● **DIRECTIONS FOR THIS TASK**
No pictures go into the copy. Write out exactly the lines below from the one containing "Reproduce this chart with matplotlib." through the one containing "ax.set_xticks([])".

● **ENTRIES**
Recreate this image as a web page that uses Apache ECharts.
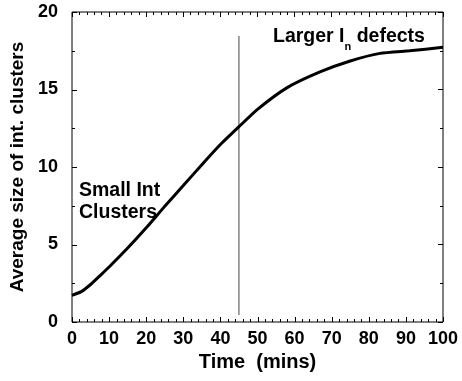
<!DOCTYPE html>
<html>
<head>
<meta charset="utf-8">
<script src="https://cdn.jsdelivr.net/npm/echarts@6/dist/echarts.min.js"></script>
<style>
  html, body { margin: 0; padding: 0; background: #fff; }
  #chart { width: 462px; height: 381px; }
</style>
</head>
<body>
<div id="chart"></div>
<script>
// Average interstitial cluster size over annealing time
const timeMins = [0, 2.5, 5, 7.5, 10, 15, 20, 25, 30, 35, 40, 45, 50, 58, 67, 75, 83, 91, 100];
const avgSize  = [1.72, 1.96, 2.42, 2.98, 3.55, 4.77, 6.08, 7.46, 8.8, 10.15, 11.45, 12.6, 13.72, 15.12, 16.15, 16.84, 17.33, 17.5, 17.72];

// Vertical divider separating the two cluster regimes
const dividerX = [45, 45];
const dividerY = [0.45, 18.45];

const xTicks = [0, 10, 20, 30, 40, 50, 60, 70, 80, 90, 100];
const yTicks = [0, 5, 10, 15, 20];
const X_MINOR_SPLIT = 5;
const Y_MINOR_SPLIT = 2;

const FONT = '"Liberation Sans", Arial, Helvetica, sans-serif';
const MAJOR_LEN = 5, MINOR_LEN = 3;

const chart = echarts.init(document.getElementById('chart'), null, { renderer: 'canvas' });

// Value axis over the x or y range; "ticks" axes draw only inward major/minor ticks.
function makeAxis(kind, position, role) {
  const ticks = kind === 'x' ? xTicks : yTicks;
  const isTicks = role === 'ticks';
  const axis = {
    type: 'value',
    gridIndex: 0,
    position: position,
    min: ticks[0],
    max: ticks[ticks.length - 1],
    interval: ticks[1] - ticks[0],
    axisLine: { show: false, onZero: false },
    axisTick: { show: isTicks, inside: true, length: MAJOR_LEN, lineStyle: { color: '#000', width: 1 } },
    minorTick: { show: isTicks, splitNumber: kind === 'x' ? X_MINOR_SPLIT : Y_MINOR_SPLIT, length: MINOR_LEN, lineStyle: { color: '#000', width: 1 } },
    splitLine: { show: false },
    minorSplitLine: { show: false },
    axisLabel: { show: false }
  };
  if (!isTicks) {
    axis.axisLabel = {
      show: true, color: '#000', fontFamily: FONT, fontWeight: 'bold', fontSize: 18,
      margin: kind === 'x' ? 8 : 14
    };
  }
  return axis;
}

const xBottom = makeAxis('x', 'bottom', 'label');
xBottom.name = 'Time  (mins)';
xBottom.nameLocation = 'middle';
xBottom.nameGap = 29;
xBottom.nameTextStyle = { color: '#000', fontFamily: FONT, fontWeight: 'bold', fontSize: 20 };

const yLeft = makeAxis('y', 'left', 'label');
yLeft.name = 'Average size of int. clusters';
yLeft.nameLocation = 'middle';
yLeft.nameGap = 44;
yLeft.nameTextStyle = { color: '#000', fontFamily: FONT, fontWeight: 'bold', fontSize: 19 };

chart.setOption({
  animation: false,
  backgroundColor: '#fff',
  grid: { show: true, borderColor: '#000', borderWidth: 1, backgroundColor: 'transparent',
          left: 72, right: 19, top: 12, bottom: 59 },
  xAxis: [xBottom, makeAxis('x', 'top', 'ticks')],
  yAxis: [yLeft, makeAxis('y', 'right', 'ticks')],
  series: [
    {
      type: 'line',
      xAxisIndex: 0,
      yAxisIndex: 0,
      data: timeMins.map((t, i) => [t, avgSize[i]]),
      showSymbol: false,
      smooth: 0.2,
      lineStyle: { color: '#000', width: 3 },
      z: 3
    },
    {
      type: 'line',
      xAxisIndex: 0,
      yAxisIndex: 0,
      data: dividerX.map((x, i) => [x, dividerY[i]]),
      showSymbol: false,
      lineStyle: { color: '#444', width: 1 },
      z: 2
    },
    {
      // binds the top/right tick axes to the grid
      type: 'line', xAxisIndex: 1, yAxisIndex: 1, data: [], showSymbol: false, silent: true
    }
  ]
});

// Inward ticks along the left and bottom edges, placed through the axis scales
function tickValues(ticks, split) {
  const out = [];
  for (let i = 0; i < ticks.length; i++) {
    out.push({ v: ticks[i], len: MAJOR_LEN });
    if (i < ticks.length - 1) {
      const step = (ticks[i + 1] - ticks[i]) / split;
      for (let k = 1; k < split; k++) out.push({ v: ticks[i] + k * step, len: MINOR_LEN });
    }
  }
  return out;
}

const x0 = chart.convertToPixel({ xAxisIndex: 0 }, xTicks[0]);
const y0 = chart.convertToPixel({ yAxisIndex: 0 }, yTicks[0]);
const edgeTicks = [];
tickValues(xTicks, X_MINOR_SPLIT).forEach(t => {
  const px = Math.round(chart.convertToPixel({ xAxisIndex: 0 }, t.v)) + 0.5;
  edgeTicks.push({ type: 'line', silent: true,
    shape: { x1: px, y1: y0, x2: px, y2: y0 - t.len },
    style: { stroke: '#000', lineWidth: 1 } });
});
tickValues(yTicks, Y_MINOR_SPLIT).forEach(t => {
  const py = Math.round(chart.convertToPixel({ yAxisIndex: 0 }, t.v)) + 0.5;
  edgeTicks.push({ type: 'line', silent: true,
    shape: { x1: x0, y1: py, x2: x0 + t.len, y2: py },
    style: { stroke: '#000', lineWidth: 1 } });
});

chart.setOption({
  graphic: [
    {
      type: 'text', left: 273, top: 27,
      style: {
        text: '{a|Larger I}{s|n}{a| defects}',
        rich: {
          a: { fontFamily: FONT, fontWeight: 'bold', fontSize: 19.5, fill: '#000', verticalAlign: 'bottom', lineHeight: 20 },
          s: { fontFamily: FONT, fontWeight: 'bold', fontSize: 11, fill: '#000', verticalAlign: 'bottom', lineHeight: 20, padding: [0, 0, -5, 0] }
        }
      }
    },
    {
      type: 'text', left: 79, top: 180,
      style: {
        text: 'Small Int\nClusters',
        fontFamily: FONT, fontWeight: 'bold', fontSize: 19.5, lineHeight: 22, fill: '#000'
      }
    }
  ].concat(edgeTicks)
});
</script>
</body>
</html>
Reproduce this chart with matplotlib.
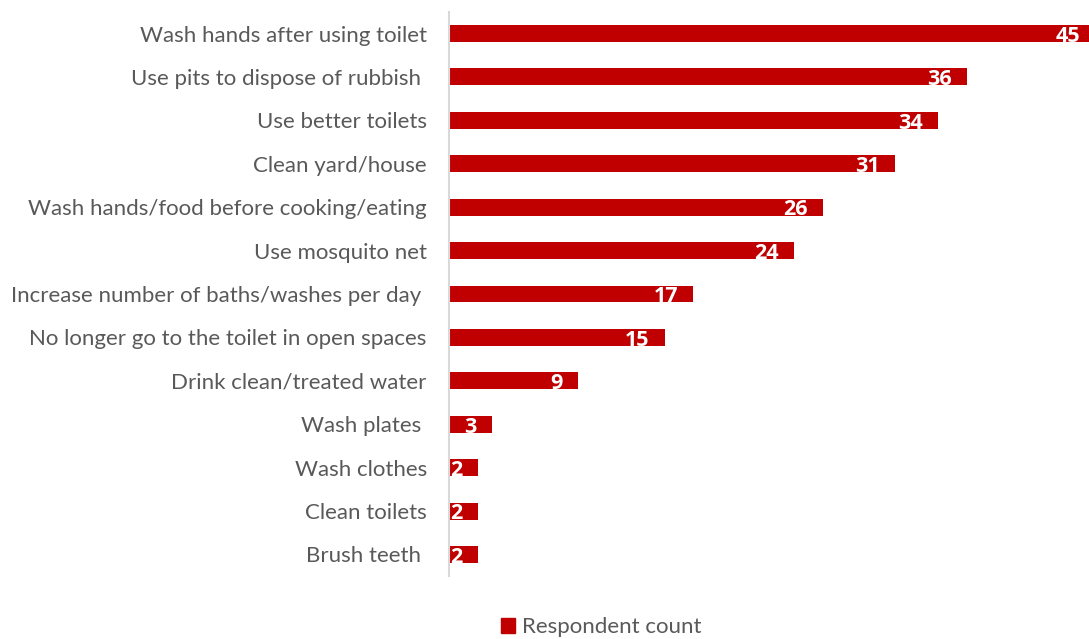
import matplotlib.pyplot as plt
from matplotlib.patches import Patch

# hygiene practices adopted, bottom to top as drawn
practices = [
    "Brush teeth ",
    "Clean toilets",
    "Wash clothes",
    "Wash plates ",
    "Drink clean/treated water",
    "No longer go to the toilet in open spaces",
    "Increase number of baths/washes per day ",
    "Use mosquito net",
    "Wash hands/food before cooking/eating",
    "Clean yard/house",
    "Use better toilets",
    "Use pits to dispose of rubbish ",
    "Wash hands after using toilet",
]
counts = [2, 2, 2, 3, 9, 15, 17, 24, 26, 31, 34, 36, 45]

BAR_RED = "#C00000"
TEXT_GREY = "#595959"

plt.rcParams["font.family"] = ["Lato", "DejaVu Sans"]

fig = plt.figure(figsize=(10.89, 6.39), dpi=100)
ax = fig.add_axes([449 / 1089, 1 - 576.2 / 639, (1096 - 449) / 1089, (576.2 - 11.8) / 639])

ypos = range(len(practices))
bars = ax.barh(ypos, counts, height=0.39, color=BAR_RED, edgecolor="none")
ax.set_xlim(0, 45)
ax.set_ylim(-0.5, len(practices) - 0.5)

ax.set_yticks(list(ypos))
ax.set_yticklabels(practices, fontsize=16, color=TEXT_GREY)
ax.tick_params(axis="y", length=0, pad=16)
ax.set_xticks([])

for side in ["top", "right", "bottom"]:
    ax.spines[side].set_visible(False)
ax.spines["left"].set_color("#D9D9D9")
ax.spines["left"].set_linewidth(1.5)

# value labels inside the bar end
for bar, val in zip(bars, counts):
    ax.annotate(str(val), xy=(bar.get_width(), bar.get_y() + bar.get_height() / 2),
                xytext=(-11, -2), textcoords="offset points",
                ha="right", va="center", color="white", fontsize=15.5,
                fontweight="bold", family=["Open Sans", "DejaVu Sans"])

fig.legend(handles=[Patch(color=BAR_RED, label="Respondent count")],
           loc="center", bbox_to_anchor=(601 / 1089, 1 - 627 / 639),
           frameon=False, fontsize=16, labelcolor=TEXT_GREY,
           handlelength=0.65, handleheight=0.65, handletextpad=0.3)

fig.savefig("out.png", dpi=100)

● **THE REPLY**
Reproduce this chart with matplotlib.
import matplotlib.pyplot as plt
from matplotlib.patches import Patch

# hygiene practices adopted, bottom to top as drawn
practices = [
    "Brush teeth ",
    "Clean toilets",
    "Wash clothes",
    "Wash plates ",
    "Drink clean/treated water",
    "No longer go to the toilet in open spaces",
    "Increase number of baths/washes per day ",
    "Use mosquito net",
    "Wash hands/food before cooking/eating",
    "Clean yard/house",
    "Use better toilets",
    "Use pits to dispose of rubbish ",
    "Wash hands after using toilet",
]
counts = [2, 2, 2, 3, 9, 15, 17, 24, 26, 31, 34, 36, 45]

BAR_RED = "#C00000"
TEXT_GREY = "#595959"

plt.rcParams["font.family"] = ["Lato", "DejaVu Sans"]

fig = plt.figure(figsize=(10.89, 6.39), dpi=100)
ax = fig.add_axes([449 / 1089, 1 - 576.2 / 639, (1096 - 449) / 1089, (576.2 - 11.8) / 639])

ypos = range(len(practices))
bars = ax.barh(ypos, counts, height=0.39, color=BAR_RED, edgecolor="none")
ax.set_xlim(0, 45)
ax.set_ylim(-0.5, len(practices) - 0.5)

ax.set_yticks(list(ypos))
ax.set_yticklabels(practices, fontsize=16, color=TEXT_GREY)
ax.tick_params(axis="y", length=0, pad=16)
ax.set_xticks([])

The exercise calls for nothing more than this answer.